Frederick I of Prussia wanted to create a uniform set of laws, but it was not started until the reign of Frederick II. Frederick's idea was not only to create a unified set of laws, but to make them clear and eliminate possible manipulations by different interpretation. A previous attempt, Project eines Corporis Juris Fridericiani (1749–51), by Samuel von Cocceji, proved unsuccessful.

The first version was called the General Code for the Prussian states (Allgemeines Gesetzbuch für die Preußischen Staaten, AGB, 1792). Svarez and Klein, who were under the orders of Frederick the Great, presented a project in 1785, but the general state laws for the Prussian states were finally codified in 1794. Frederick had recently overruled his judiciary who had ruled against the millers Arnold in the Miller Arnold case, imprisoning judges who had disobeyed his orders. As a figure keen to maintain his prestige as an Enlightened Absolutist, codification of the laws was a desirable response to his un-Enlightened break of the 'rule of law'.

===Usage===
The interpretations of the code's usage are contradictory; some interpret the laws as well known for being simple to read and interpret, without much abstract, being rather an every-day regulating laws, but others point out that while the code was written in German, it used an incredibly casuistic and imprecise language, making it hard to properly understand and use in practice.

After the second partition of Poland, it was promulgated on the annexed territories as subsidiary law, intended to accelerate the process of their integration with Prussia.

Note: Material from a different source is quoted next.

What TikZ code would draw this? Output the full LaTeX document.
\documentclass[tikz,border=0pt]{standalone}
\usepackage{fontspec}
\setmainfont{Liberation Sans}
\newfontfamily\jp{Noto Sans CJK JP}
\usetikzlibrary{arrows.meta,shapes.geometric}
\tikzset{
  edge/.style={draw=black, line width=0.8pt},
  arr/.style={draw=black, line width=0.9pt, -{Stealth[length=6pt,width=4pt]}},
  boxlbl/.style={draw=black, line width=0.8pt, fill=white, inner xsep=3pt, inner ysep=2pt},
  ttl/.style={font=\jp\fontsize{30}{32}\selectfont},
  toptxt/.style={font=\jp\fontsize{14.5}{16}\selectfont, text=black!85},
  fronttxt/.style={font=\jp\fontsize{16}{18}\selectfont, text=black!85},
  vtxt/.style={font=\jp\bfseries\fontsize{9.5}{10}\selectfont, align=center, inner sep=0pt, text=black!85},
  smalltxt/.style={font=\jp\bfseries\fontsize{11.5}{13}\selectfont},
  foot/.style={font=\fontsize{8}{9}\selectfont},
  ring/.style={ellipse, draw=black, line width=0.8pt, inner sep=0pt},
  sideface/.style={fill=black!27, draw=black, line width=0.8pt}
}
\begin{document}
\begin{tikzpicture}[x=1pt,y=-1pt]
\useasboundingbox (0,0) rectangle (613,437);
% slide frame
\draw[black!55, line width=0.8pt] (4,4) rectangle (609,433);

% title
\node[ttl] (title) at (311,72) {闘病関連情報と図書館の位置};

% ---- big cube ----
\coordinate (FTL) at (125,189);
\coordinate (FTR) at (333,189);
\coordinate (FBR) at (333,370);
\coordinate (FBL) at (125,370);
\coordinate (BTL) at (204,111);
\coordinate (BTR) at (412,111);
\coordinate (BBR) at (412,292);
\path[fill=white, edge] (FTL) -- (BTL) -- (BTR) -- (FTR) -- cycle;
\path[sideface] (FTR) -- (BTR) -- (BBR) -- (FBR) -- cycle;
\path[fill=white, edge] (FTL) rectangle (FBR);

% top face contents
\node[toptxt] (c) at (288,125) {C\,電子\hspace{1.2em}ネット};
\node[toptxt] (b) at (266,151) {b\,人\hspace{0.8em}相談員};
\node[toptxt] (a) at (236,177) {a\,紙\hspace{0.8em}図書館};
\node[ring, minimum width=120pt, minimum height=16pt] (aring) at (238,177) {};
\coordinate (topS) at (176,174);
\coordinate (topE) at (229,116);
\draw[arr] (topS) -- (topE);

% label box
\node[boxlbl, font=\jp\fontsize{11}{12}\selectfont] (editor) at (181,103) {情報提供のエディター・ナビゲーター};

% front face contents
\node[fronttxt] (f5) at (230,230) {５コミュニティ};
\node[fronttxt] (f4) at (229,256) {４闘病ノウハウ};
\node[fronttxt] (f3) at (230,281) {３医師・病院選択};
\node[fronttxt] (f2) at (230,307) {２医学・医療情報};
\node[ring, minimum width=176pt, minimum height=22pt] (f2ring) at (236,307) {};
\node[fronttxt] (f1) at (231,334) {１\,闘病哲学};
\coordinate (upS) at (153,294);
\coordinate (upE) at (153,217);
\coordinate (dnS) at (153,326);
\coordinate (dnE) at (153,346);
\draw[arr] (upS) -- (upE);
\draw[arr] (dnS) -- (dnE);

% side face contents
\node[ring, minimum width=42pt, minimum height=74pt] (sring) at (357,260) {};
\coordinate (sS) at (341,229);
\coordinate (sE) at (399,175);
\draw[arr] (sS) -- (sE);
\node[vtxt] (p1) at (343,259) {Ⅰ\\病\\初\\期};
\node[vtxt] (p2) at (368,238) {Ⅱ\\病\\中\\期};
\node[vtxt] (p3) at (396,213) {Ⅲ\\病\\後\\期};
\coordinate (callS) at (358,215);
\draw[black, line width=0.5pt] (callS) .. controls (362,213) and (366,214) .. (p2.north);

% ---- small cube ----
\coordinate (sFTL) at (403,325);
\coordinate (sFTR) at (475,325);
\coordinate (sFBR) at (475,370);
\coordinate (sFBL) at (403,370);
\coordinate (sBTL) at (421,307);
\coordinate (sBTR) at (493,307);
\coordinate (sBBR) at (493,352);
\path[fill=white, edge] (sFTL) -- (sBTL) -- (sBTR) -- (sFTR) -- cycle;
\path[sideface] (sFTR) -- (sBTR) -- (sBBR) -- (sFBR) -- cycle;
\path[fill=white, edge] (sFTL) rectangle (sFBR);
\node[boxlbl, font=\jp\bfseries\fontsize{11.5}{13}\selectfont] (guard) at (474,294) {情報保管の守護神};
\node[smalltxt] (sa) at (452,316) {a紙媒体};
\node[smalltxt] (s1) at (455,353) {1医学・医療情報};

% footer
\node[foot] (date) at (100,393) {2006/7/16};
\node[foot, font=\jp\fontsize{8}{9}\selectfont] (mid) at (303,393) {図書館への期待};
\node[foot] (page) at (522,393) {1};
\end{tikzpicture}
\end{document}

The Landrecht was a typical example of a law of the transition period between feudalism and capitalism, where old institutions of feudal law (ordinations, separate property, class divisions, nobility privileges, subjection of peasants) existed alongside modern ones (definition of property).

The Landrecht stopped functioning after the system was reformed (Stein–Hardenberg reforms) and the feudal remnants were removed.